Direction | Please retype the data in full and exactly; the pictures are not part of the copy.
[BEGIN]
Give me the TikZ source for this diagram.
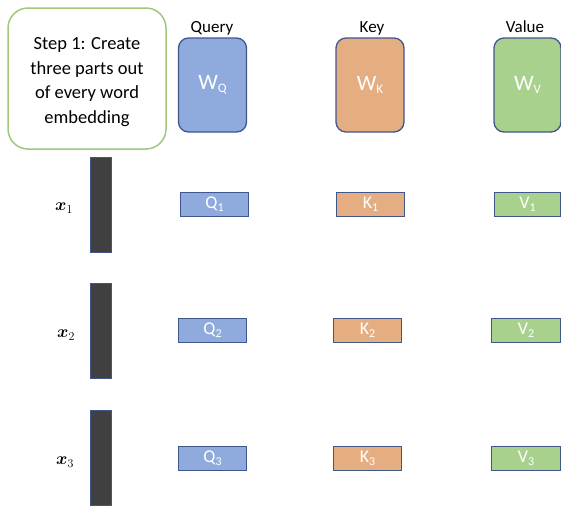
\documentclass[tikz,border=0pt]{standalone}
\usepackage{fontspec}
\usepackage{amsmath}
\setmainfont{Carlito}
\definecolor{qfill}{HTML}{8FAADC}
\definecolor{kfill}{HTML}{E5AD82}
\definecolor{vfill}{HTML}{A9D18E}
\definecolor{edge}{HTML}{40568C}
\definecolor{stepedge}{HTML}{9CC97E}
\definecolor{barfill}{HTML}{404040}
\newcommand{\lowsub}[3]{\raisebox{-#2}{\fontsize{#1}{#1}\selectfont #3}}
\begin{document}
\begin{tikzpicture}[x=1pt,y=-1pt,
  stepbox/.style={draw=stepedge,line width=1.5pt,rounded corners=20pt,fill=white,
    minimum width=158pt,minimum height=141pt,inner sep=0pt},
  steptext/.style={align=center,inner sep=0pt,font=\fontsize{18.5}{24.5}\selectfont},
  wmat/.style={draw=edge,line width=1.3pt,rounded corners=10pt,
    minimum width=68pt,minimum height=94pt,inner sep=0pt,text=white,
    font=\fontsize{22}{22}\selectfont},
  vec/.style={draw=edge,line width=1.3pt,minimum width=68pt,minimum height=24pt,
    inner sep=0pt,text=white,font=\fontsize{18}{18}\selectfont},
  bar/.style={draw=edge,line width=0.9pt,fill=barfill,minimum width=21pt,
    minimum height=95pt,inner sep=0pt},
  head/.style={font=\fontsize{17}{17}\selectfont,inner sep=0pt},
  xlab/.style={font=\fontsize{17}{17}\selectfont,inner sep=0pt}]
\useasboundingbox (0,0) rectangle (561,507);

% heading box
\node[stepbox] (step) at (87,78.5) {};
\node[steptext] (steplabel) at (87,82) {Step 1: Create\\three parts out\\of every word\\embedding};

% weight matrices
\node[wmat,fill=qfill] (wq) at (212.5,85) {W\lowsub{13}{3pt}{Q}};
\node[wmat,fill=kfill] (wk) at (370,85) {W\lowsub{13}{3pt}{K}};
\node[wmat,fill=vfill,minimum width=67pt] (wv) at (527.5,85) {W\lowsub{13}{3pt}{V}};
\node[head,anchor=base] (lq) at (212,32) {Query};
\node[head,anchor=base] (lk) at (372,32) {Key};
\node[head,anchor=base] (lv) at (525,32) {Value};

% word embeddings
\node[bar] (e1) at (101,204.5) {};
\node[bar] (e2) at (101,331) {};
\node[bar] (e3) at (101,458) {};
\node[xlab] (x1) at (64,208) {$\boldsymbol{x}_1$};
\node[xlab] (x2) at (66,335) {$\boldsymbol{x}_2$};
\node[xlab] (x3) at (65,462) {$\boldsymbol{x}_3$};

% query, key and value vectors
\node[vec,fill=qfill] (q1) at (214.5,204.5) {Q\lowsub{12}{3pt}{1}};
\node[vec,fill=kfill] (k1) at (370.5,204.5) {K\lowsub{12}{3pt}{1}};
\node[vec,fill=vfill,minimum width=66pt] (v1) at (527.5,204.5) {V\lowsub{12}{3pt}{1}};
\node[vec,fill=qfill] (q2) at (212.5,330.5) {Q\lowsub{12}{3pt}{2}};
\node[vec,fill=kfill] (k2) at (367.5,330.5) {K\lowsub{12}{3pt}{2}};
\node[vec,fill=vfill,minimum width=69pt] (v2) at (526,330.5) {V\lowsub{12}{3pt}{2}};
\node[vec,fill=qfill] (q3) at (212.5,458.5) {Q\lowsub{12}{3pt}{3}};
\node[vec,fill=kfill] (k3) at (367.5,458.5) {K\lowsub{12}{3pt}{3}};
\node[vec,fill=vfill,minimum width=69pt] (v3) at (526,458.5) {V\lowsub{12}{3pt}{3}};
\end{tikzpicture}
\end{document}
[END]
Exercise result |
Give me the TikZ source for this diagram.
\documentclass[tikz,border=0pt]{standalone}
\usepackage{fontspec}
\usepackage{amsmath}
\setmainfont{Carlito}
\definecolor{qfill}{HTML}{8FAADC}
\definecolor{kfill}{HTML}{E5AD82}
\definecolor{vfill}{HTML}{A9D18E}
\definecolor{edge}{HTML}{40568C}
\definecolor{stepedge}{HTML}{9CC97E}
\definecolor{barfill}{HTML}{404040}
\newcommand{\lowsub}[3]{\raisebox{-#2}{\fontsize{#1}{#1}\selectfont #3}}
\begin{document}
\begin{tikzpicture}[x=1pt,y=-1pt,
  stepbox/.style={draw=stepedge,line width=1.5pt,rounded corners=20pt,fill=white,
    minimum width=158pt,minimum height=141pt,inner sep=0pt},
  steptext/.style={align=center,inner sep=0pt,font=\fontsize{18.5}{24.5}\selectfont},
  wmat/.style={draw=edge,line width=1.3pt,rounded corners=10pt,
    minimum width=68pt,minimum height=94pt,inner sep=0pt,text=white,
    font=\fontsize{22}{22}\selectfont},
  vec/.style={draw=edge,line width=1.3pt,minimum width=68pt,minimum height=24pt,
    inner sep=0pt,text=white,font=\fontsize{18}{18}\selectfont},
  bar/.style={draw=edge,line width=0.9pt,fill=barfill,minimum width=21pt,
    minimum height=95pt,inner sep=0pt},
  head/.style={font=\fontsize{17}{17}\selectfont,inner sep=0pt},
  xlab/.style={font=\fontsize{17}{17}\selectfont,inner sep=0pt}]
\useasboundingbox (0,0) rectangle (561,507);

% heading box
\node[stepbox] (step) at (87,78.5) {};
\node[steptext] (steplabel) at (87,82) {Step 1: Create\\three parts out\\of every word\\embedding};

% weight matrices
\node[wmat,fill=qfill] (wq) at (212.5,85) {W\lowsub{13}{3pt}{Q}};
\node[wmat,fill=kfill] (wk) at (370,85) {W\lowsub{13}{3pt}{K}};
\node[wmat,fill=vfill,minimum width=67pt] (wv) at (527.5,85) {W\lowsub{13}{3pt}{V}};
\node[head,anchor=base] (lq) at (212,32) {Query};
\node[head,anchor=base] (lk) at (372,32) {Key};
\node[head,anchor=base] (lv) at (525,32) {Value};

% word embeddings
\node[bar] (e1) at (101,204.5) {};
\node[bar] (e2) at (101,331) {};
\node[bar] (e3) at (101,458) {};
\node[xlab] (x1) at (64,208) {$\boldsymbol{x}_1$};
\node[xlab] (x2) at (66,335) {$\boldsymbol{x}_2$};
\node[xlab] (x3) at (65,462) {$\boldsymbol{x}_3$};

% query, key and value vectors
\node[vec,fill=qfill] (q1) at (214.5,204.5) {Q\lowsub{12}{3pt}{1}};
\node[vec,fill=kfill] (k1) at (370.5,204.5) {K\lowsub{12}{3pt}{1}};
\node[vec,fill=vfill,minimum width=66pt] (v1) at (527.5,204.5) {V\lowsub{12}{3pt}{1}};
\node[vec,fill=qfill] (q2) at (212.5,330.5) {Q\lowsub{12}{3pt}{2}};
\node[vec,fill=kfill] (k2) at (367.5,330.5) {K\lowsub{12}{3pt}{2}};
\node[vec,fill=vfill,minimum width=69pt] (v2) at (526,330.5) {V\lowsub{12}{3pt}{2}};
\node[vec,fill=qfill] (q3) at (212.5,458.5) {Q\lowsub{12}{3pt}{3}};
\node[vec,fill=kfill] (k3) at (367.5,458.5) {K\lowsub{12}{3pt}{3}};
\node[vec,fill=vfill,minimum width=69pt] (v3) at (526,458.5) {V\lowsub{12}{3pt}{3}};
\end{tikzpicture}
\end{document}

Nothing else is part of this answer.